▶ [Records for this exercise]:
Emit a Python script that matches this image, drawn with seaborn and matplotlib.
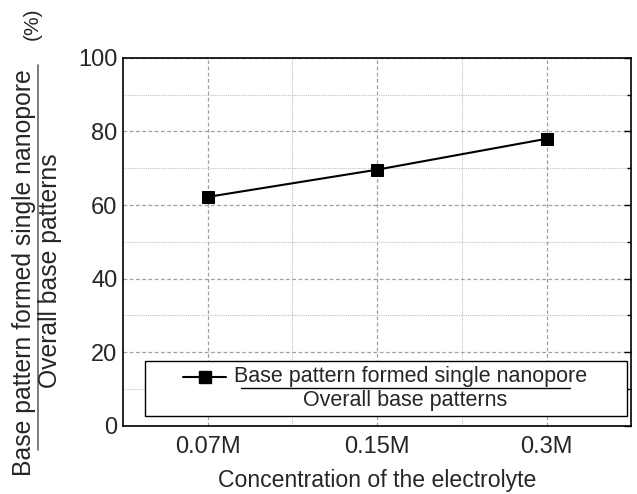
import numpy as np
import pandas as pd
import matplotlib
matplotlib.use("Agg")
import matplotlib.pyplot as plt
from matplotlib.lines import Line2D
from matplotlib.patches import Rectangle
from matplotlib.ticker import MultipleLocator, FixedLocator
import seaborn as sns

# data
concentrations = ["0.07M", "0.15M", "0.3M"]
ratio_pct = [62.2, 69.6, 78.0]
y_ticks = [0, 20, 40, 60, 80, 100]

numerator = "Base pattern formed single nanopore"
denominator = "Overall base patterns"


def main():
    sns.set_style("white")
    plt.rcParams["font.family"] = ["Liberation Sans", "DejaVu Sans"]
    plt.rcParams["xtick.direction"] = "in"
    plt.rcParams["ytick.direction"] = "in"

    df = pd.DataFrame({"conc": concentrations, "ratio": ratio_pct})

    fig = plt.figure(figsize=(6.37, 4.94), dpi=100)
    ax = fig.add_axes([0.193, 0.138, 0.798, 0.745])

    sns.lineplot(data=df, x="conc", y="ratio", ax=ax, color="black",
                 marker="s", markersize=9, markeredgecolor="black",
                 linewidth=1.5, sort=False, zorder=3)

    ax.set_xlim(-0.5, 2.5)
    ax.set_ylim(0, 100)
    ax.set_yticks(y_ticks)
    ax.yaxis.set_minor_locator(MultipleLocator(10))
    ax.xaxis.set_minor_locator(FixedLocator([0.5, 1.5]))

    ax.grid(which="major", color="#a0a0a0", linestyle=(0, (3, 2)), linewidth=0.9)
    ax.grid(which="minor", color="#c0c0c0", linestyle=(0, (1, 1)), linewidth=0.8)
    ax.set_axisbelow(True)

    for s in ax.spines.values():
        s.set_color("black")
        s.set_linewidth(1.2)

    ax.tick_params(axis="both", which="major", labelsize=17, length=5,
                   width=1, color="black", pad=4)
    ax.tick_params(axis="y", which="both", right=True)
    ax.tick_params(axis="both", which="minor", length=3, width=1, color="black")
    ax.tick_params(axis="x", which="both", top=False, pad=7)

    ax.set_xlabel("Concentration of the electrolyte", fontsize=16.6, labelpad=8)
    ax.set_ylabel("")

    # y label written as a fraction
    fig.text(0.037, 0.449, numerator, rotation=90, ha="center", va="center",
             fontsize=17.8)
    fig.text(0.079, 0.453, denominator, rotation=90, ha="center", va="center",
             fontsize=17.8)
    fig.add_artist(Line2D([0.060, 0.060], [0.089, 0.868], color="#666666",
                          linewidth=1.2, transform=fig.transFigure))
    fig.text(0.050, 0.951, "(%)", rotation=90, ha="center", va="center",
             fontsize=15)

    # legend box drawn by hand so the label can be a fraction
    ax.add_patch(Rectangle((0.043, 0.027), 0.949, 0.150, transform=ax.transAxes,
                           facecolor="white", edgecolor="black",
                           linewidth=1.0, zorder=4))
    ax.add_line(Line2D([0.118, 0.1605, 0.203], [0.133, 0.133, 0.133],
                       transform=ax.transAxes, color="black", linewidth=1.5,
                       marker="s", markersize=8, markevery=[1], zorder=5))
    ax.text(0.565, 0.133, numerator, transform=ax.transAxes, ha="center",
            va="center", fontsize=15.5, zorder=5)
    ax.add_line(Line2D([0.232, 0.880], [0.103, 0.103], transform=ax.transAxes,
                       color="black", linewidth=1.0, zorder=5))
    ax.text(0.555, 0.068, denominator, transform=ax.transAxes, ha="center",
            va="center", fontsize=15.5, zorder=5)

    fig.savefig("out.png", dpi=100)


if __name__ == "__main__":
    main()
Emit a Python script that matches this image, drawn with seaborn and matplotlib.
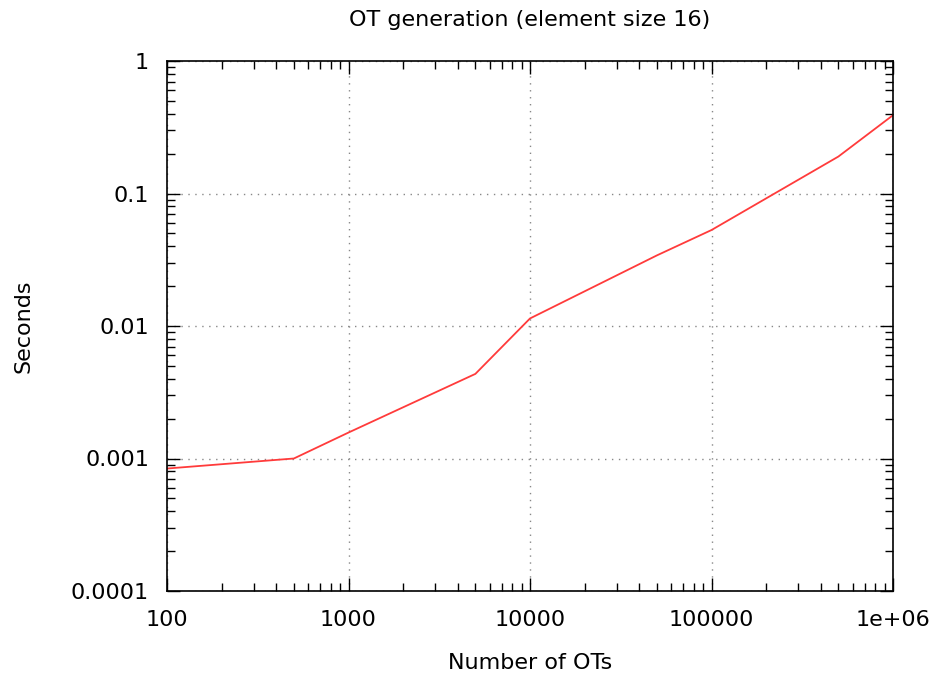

▶ [Work required]: Find the word "matplotlib" in the material, then list each line that holds it.

▶ [Expected answer]:
Emit a Python script that matches this image, drawn with seaborn and matplotlib.
import matplotlib
matplotlib.use("Agg")
import matplotlib.pyplot as plt
from matplotlib.lines import Line2D
from matplotlib.patches import Rectangle
from matplotlib.ticker import MultipleLocator, FixedLocator
Emit a Python script that matches this image, drawn with seaborn and matplotlib.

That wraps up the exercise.